Televizyon programlarından birinde, Pakize Suda, sokakta halk arasında dolaşıp gündeme dair bir soru soruyordu: Arap Baharı nedir? Cevaplar çok ilginçti: “Bir baharat çeşididir”, “bir çiçek çeşididir” diyenlerden “ilk kez sizden duyuyorum”, “bir şey ifade etmiyor” diyenlere kadar farklı cevaplar verildi. Ara sıra da doğrunun biraz yanından geçen, “Araplarla ilgili olmalı”, “Arap ayaklanması mı idi?”, “Ortadoğu’da bir birlik değil mi” türünden cevaplar geliyordu.
Mona Lisa tablosundaki yüz ifadesi gibi “güler misin ağlar mısın” şeklinde kalakaldım.
Peki aynı soruyu bana sorsalar ne derdim? “Arap baharı”. Kışın, tabiatın, üstünü örten kalın bir kar tabakasından silkinip toprağın kış uykusundan bahara geçişi gibi, Arap halklarının üstünü örten o diktatörlük rejimlerinden silkinip bahara geçişini simgeleyen uyanış parolası…
Şüphesiz “Arap Baharı” tarihe geçecektir. Bu kapsamlı ayaklanmalar çok görülür cinsten değil. Bu ayaklanmalardan çıkartılacak ders ve gözlemler çok önem taşımakla birlikte, bugün cereyan edenleri sadece konuşmakla kalıp seyircisi olmamak lazım.
Yaşananlar sadece televizyon bültenlerinde kalan seyirlik birkaç hafta mıydı? Belleklerimiz de hiçbir iz bırakmadan, televizyondaki herhangi bir olay gibi, gözümüzün önünden akıp geçen ve hiçbir anlam yüklemediğimiz şeyler miydi?
Maalesef o soruya cevap veren insanlarımız, günlük kaygılara boğulmuş, kendi sıkıntılarından etrafa kulak tıkamış durumda. Televizyon bir doğru bilgilendirme aracından çok uyutma ve kafa karıştırma makinesidir. Çünkü burjuvazinin emrindedir. Edinilen şeyler de işte halkı bu kadar bilgilendirmiştir…
Ancak biz işçiler olanlara hangi açıdan bakmalıyız. Pakize Suda sormasa da biz söyleyelim. Dünyanın tüm coğrafyalarında emekçiler kapitalizm altında inim inim inliyorlar. Emperyalistler Ortadoğu ve Arap coğrafyasını istedikleri gibi düzenlemek istiyorlar. Bu yüzden halk isyanlarını kendi çıkarları için kullanmak istiyorlar.
İhtiyacımız olan ortada aslında.
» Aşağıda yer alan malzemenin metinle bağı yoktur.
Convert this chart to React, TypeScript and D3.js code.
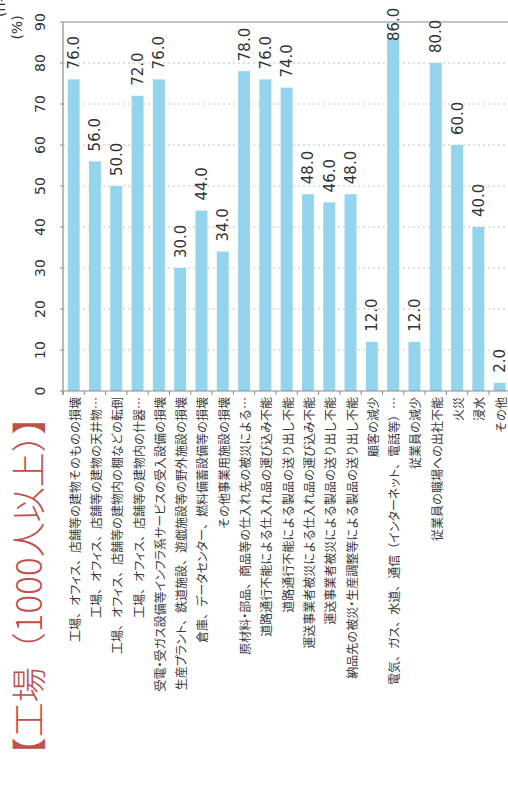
import React from "react";
import * as d3 from "d3";

const categories: string[] = [
  "工場、オフィス、店舗等の建物そのものの損壊",
  "工場、オフィス、店舗等の建物の天井物…",
  "工場、オフィス、店舗等の建物内の棚などの転倒",
  "工場、オフィス、店舗等の建物内の什器…",
  "受電・受ガス設備等インフラ系サービスの受入設備の損壊",
  "生産プラント、鉄道施設、遊戯施設等の野外施設の損壊",
  "倉庫、データセンター、燃料備蓄設備等の損壊",
  "その他事業用施設の損壊",
  "原材料・部品、商品等の仕入れ先の被災による…",
  "道路通行不能による仕入れ品の運び込み不能",
  "道路通行不能による製品の送り出し不能",
  "運送事業者被災による仕入れ品の運び込み不能",
  "運送事業者被災による製品の送り出し不能",
  "納品先の被災・生産調整等による製品の送り出し不能",
  "顧客の減少",
  "電気、ガス、水道、通信（インターネット、電話等）…",
  "従業員の減少",
  "従業員の職場への出社不能",
  "火災",
  "浸水",
  "その他",
];

const values: number[] = [
  76, 56, 50, 72, 76, 30, 44, 34, 78, 76, 74, 48, 46, 48, 12, 86, 12, 80, 60, 40, 2,
];

const yTicks: number[] = [0, 10, 20, 30, 40, 50, 60, 70, 80, 90];
const gridTicks: number[] = [10, 20, 30, 40, 50, 60, 70, 80];

const title = "【工場（1000人以上）】";
const unitLabel = "(%)";
const nLabel = "(n=50)";

const W = 508;
const H = 787;
const plotLeft = 63;
const plotTop = 22;
const plotBottom = 391;

const CJK = "'Noto Sans CJK JP', 'Noto Sans', sans-serif";
const LAT = "'DejaVu Sans', Verdana, sans-serif";

// split into runs: katakana (proportional) vs. the rest
function splitRuns(s: string): { t: string; kana: boolean }[] {
  const runs: { t: string; kana: boolean }[] = [];
  for (const ch of Array.from(s)) {
    const k = /[\u30A0-\u30FF]/.test(ch);
    const last = runs[runs.length - 1];
    if (last && last.kana === k) last.t += ch;
    else runs.push({ t: ch, kana: k });
  }
  return runs;
}

export default function App() {
  const x = d3
    .scaleBand<string>()
    .domain(categories)
    .range([plotLeft, plotLeft + 21.3 * categories.length])
    .paddingInner(0.44)
    .paddingOuter(0.22);
  const y = d3.scaleLinear().domain([0, 90]).range([plotBottom, plotTop]);
  const step = x.step();
  const bw = x.bandwidth();
  const gap = (step - bw) / 2;
  const fmt = d3.format(".1f");

  const boundaries = categories.map((c) => (x(c) as number) - gap);
  boundaries.push((x(categories[categories.length - 1]) as number) + bw + gap);

  return (
    <svg
      width={W}
      height={H}
      style={{ position: "absolute", left: 0, top: 0, background: "#fff" }}
    >
      {/* gridlines */}
      {gridTicks.map((t) => (
        <line
          key={"g" + t}
          x1={plotLeft}
          x2={W}
          y1={y(t)}
          y2={y(t)}
          stroke="#c4c4c4"
          strokeWidth={1}
          strokeDasharray="2,3"
        />
      ))}
      {/* bars */}
      {categories.map((c, i) => (
        <rect
          key={"b" + i}
          x={x(c)}
          y={y(values[i])}
          width={bw}
          height={y(0) - y(values[i])}
          fill="#94d4ec"
        />
      ))}
      {/* axes */}
      <line x1={plotLeft} x2={W} y1={plotTop} y2={plotTop} stroke="#8c8c8c" strokeWidth={1.2} />
      <line x1={plotLeft} x2={W} y1={plotBottom} y2={plotBottom} stroke="#8c8c8c" strokeWidth={1.2} />
      <line x1={plotLeft} x2={plotLeft} y1={plotTop} y2={plotBottom + 4} stroke="#8c8c8c" strokeWidth={1.2} />
      {yTicks.map((t) => (
        <line
          key={"yt" + t}
          x1={plotLeft - 3}
          x2={plotLeft}
          y1={y(t)}
          y2={y(t)}
          stroke="#8c8c8c"
        />
      ))}
      {boundaries.map((bx, i) => (
        <line
          key={"xt" + i}
          x1={bx}
          x2={bx}
          y1={plotBottom}
          y2={plotBottom + 4}
          stroke="#8c8c8c"
        />
      ))}
      {/* y tick labels */}
      {yTicks.map((t) => (
        <text
          key={"yl" + t}
          transform={`translate(45,${y(t)}) rotate(-90)`}
          textAnchor="middle"
          fontFamily={LAT}
          fontSize={14}
          fill="#333"
        >
          {t}
        </text>
      ))}
      {/* unit labels */}
      <text
        transform={`translate(22,27.5) rotate(-90)`}
        textAnchor="middle"
        fontFamily={LAT}
        fontSize={14}
        fill="#333"
      >
        {unitLabel}
      </text>
      <text
        transform={`translate(5,17) rotate(-90)`}
        textAnchor="start"
        fontFamily={LAT}
        fontSize={14}
        fill="#333"
      >
        {nLabel}
      </text>
      {/* value labels */}
      {categories.map((c, i) => {
        const top = y(values[i]);
        const start = Math.max(top - 10, 41);
        const cx = (x(c) as number) + bw / 2;
        return (
          <text
            key={"v" + i}
            transform={`translate(${cx + 5.5},${start}) rotate(-90)`}
            textAnchor="start"
            fontFamily={LAT}
            fontSize={15}
            fill="#333"
          >
            {fmt(values[i])}
          </text>
        );
      })}
      {/* category labels */}
      {categories.map((c, i) => {
        const cx = (x(c) as number) + bw / 2;
        return (
          <text
            key={"c" + i}
            transform={`translate(${cx},397) rotate(-90)`}
            textAnchor="end"
            dominantBaseline="central"
            fontFamily={CJK}
            fontSize={12}
            fill="#3a3a3a"
          >
            {splitRuns(c).map((r, j) => (
              <tspan
                key={j}
                style={r.kana ? { fontFeatureSettings: "'palt'" } : undefined}
              >
                {r.t}
              </tspan>
            ))}
          </text>
        );
      })}
      {/* title */}
      <text
        transform={`translate(26,586) rotate(-90)`}
        textAnchor="middle"
        dominantBaseline="central"
        fontFamily={CJK}
        fontSize={35}
        fontWeight={300}
        fill="#c0504d"
      >
        {title}
      </text>
    </svg>
  );
}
Dünyada yaşanan siyasal gelişmelerin deneyimlerini okuyup anlamlandıracak, yönlendirecek güçlü bir işçi sınıfı önderliğine ihtiyacı var. Bu olayları TV’de verildiği gibi görmemeli, sınıfımızın bakış açısından görmeliyiz. Eğer böyle bakarsak o zaman “Arap Baharı” nedir sorusunu hemen cevaplarız.